• GIVEN PROBLEM
Among the entries below, please repeat exactly and only the lines from the line containing "Reproduce this chart with matplotlib." to the line containing "ax.plot(mr_iter, mr_rms, color='black', lw=1.4)", both lines included.

• DATASET EXTRACT
════════

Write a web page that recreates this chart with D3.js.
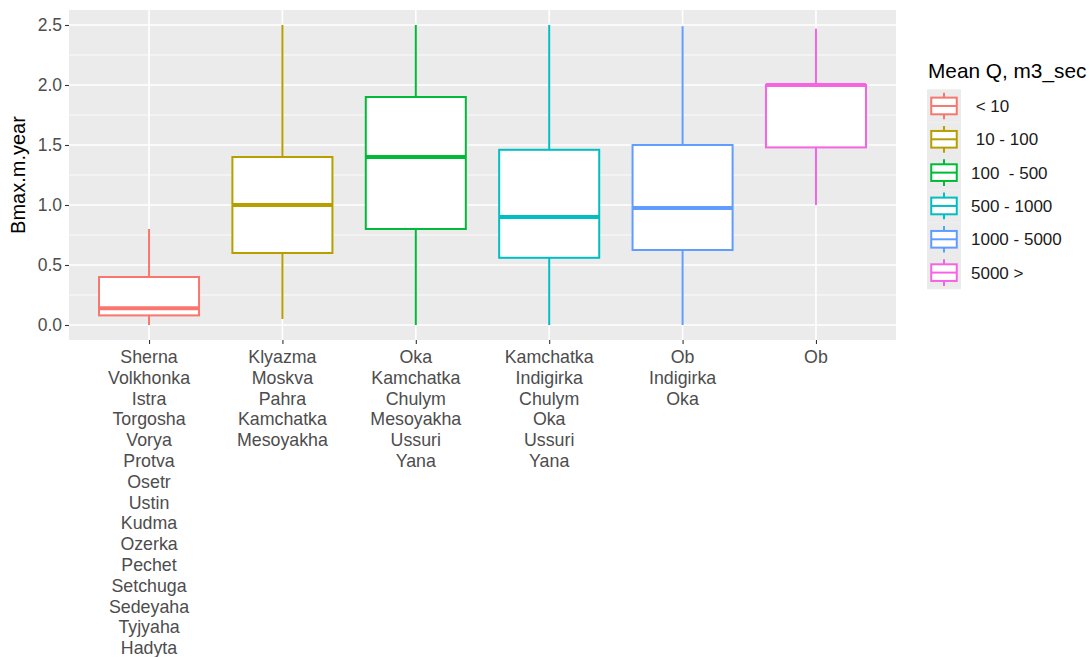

════════

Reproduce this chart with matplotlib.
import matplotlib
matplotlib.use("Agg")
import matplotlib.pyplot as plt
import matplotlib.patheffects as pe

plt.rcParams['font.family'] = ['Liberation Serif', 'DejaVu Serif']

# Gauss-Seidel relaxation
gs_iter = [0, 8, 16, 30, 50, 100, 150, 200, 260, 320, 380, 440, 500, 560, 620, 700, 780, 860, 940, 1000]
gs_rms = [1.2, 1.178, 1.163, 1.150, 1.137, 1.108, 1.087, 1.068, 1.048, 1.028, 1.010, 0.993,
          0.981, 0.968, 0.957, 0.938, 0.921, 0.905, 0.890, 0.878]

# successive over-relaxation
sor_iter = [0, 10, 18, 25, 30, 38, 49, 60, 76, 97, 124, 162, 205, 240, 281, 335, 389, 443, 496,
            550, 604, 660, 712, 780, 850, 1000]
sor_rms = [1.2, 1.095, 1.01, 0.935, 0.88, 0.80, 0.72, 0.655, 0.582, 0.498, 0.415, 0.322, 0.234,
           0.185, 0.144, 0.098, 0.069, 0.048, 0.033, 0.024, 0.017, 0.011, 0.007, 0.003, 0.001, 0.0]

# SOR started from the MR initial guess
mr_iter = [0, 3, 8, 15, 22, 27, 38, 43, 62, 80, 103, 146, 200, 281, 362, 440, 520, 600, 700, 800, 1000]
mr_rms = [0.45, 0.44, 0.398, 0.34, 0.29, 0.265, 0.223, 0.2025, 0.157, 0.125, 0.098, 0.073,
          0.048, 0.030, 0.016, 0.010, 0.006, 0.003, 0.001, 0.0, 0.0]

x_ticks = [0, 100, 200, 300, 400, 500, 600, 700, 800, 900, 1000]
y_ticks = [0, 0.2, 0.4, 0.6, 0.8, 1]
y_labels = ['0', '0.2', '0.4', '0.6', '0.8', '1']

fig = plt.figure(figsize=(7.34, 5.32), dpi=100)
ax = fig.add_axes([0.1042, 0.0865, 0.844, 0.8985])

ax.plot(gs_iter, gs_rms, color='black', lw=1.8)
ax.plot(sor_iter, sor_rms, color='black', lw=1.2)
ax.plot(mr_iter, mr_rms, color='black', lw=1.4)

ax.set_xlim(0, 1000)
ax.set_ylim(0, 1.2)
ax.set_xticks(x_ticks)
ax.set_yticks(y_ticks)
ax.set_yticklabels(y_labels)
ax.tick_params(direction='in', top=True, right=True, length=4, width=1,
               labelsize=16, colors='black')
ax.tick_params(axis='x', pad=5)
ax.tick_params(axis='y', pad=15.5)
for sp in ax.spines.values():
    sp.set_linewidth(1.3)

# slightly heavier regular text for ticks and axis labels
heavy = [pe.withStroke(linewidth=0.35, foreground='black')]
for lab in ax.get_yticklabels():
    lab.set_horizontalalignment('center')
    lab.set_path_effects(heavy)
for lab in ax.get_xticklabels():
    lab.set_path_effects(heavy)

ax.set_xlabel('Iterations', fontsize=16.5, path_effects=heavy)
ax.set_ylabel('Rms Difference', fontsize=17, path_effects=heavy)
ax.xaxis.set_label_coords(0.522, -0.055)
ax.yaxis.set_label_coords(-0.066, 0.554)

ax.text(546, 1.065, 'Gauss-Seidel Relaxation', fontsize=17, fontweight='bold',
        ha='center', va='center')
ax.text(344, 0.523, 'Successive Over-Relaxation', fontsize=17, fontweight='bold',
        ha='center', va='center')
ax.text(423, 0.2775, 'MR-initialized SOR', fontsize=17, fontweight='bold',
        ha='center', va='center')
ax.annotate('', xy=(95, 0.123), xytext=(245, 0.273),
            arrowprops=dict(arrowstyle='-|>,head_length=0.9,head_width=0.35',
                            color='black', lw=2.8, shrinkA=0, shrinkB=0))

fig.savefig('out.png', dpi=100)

════════

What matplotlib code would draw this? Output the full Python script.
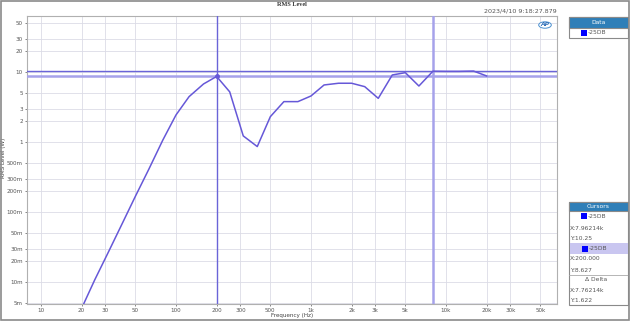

════════

• SOLUTION TO THE PROBLEM
Reproduce this chart with matplotlib.
import matplotlib
matplotlib.use("Agg")
import matplotlib.pyplot as plt
import matplotlib.patheffects as pe

plt.rcParams['font.family'] = ['Liberation Serif', 'DejaVu Serif']

# Gauss-Seidel relaxation
gs_iter = [0, 8, 16, 30, 50, 100, 150, 200, 260, 320, 380, 440, 500, 560, 620, 700, 780, 860, 940, 1000]
gs_rms = [1.2, 1.178, 1.163, 1.150, 1.137, 1.108, 1.087, 1.068, 1.048, 1.028, 1.010, 0.993,
          0.981, 0.968, 0.957, 0.938, 0.921, 0.905, 0.890, 0.878]

# successive over-relaxation
sor_iter = [0, 10, 18, 25, 30, 38, 49, 60, 76, 97, 124, 162, 205, 240, 281, 335, 389, 443, 496,
            550, 604, 660, 712, 780, 850, 1000]
sor_rms = [1.2, 1.095, 1.01, 0.935, 0.88, 0.80, 0.72, 0.655, 0.582, 0.498, 0.415, 0.322, 0.234,
           0.185, 0.144, 0.098, 0.069, 0.048, 0.033, 0.024, 0.017, 0.011, 0.007, 0.003, 0.001, 0.0]

# SOR started from the MR initial guess
mr_iter = [0, 3, 8, 15, 22, 27, 38, 43, 62, 80, 103, 146, 200, 281, 362, 440, 520, 600, 700, 800, 1000]
mr_rms = [0.45, 0.44, 0.398, 0.34, 0.29, 0.265, 0.223, 0.2025, 0.157, 0.125, 0.098, 0.073,
          0.048, 0.030, 0.016, 0.010, 0.006, 0.003, 0.001, 0.0, 0.0]

x_ticks = [0, 100, 200, 300, 400, 500, 600, 700, 800, 900, 1000]
y_ticks = [0, 0.2, 0.4, 0.6, 0.8, 1]
y_labels = ['0', '0.2', '0.4', '0.6', '0.8', '1']

fig = plt.figure(figsize=(7.34, 5.32), dpi=100)
ax = fig.add_axes([0.1042, 0.0865, 0.844, 0.8985])

ax.plot(gs_iter, gs_rms, color='black', lw=1.8)
ax.plot(sor_iter, sor_rms, color='black', lw=1.2)
ax.plot(mr_iter, mr_rms, color='black', lw=1.4)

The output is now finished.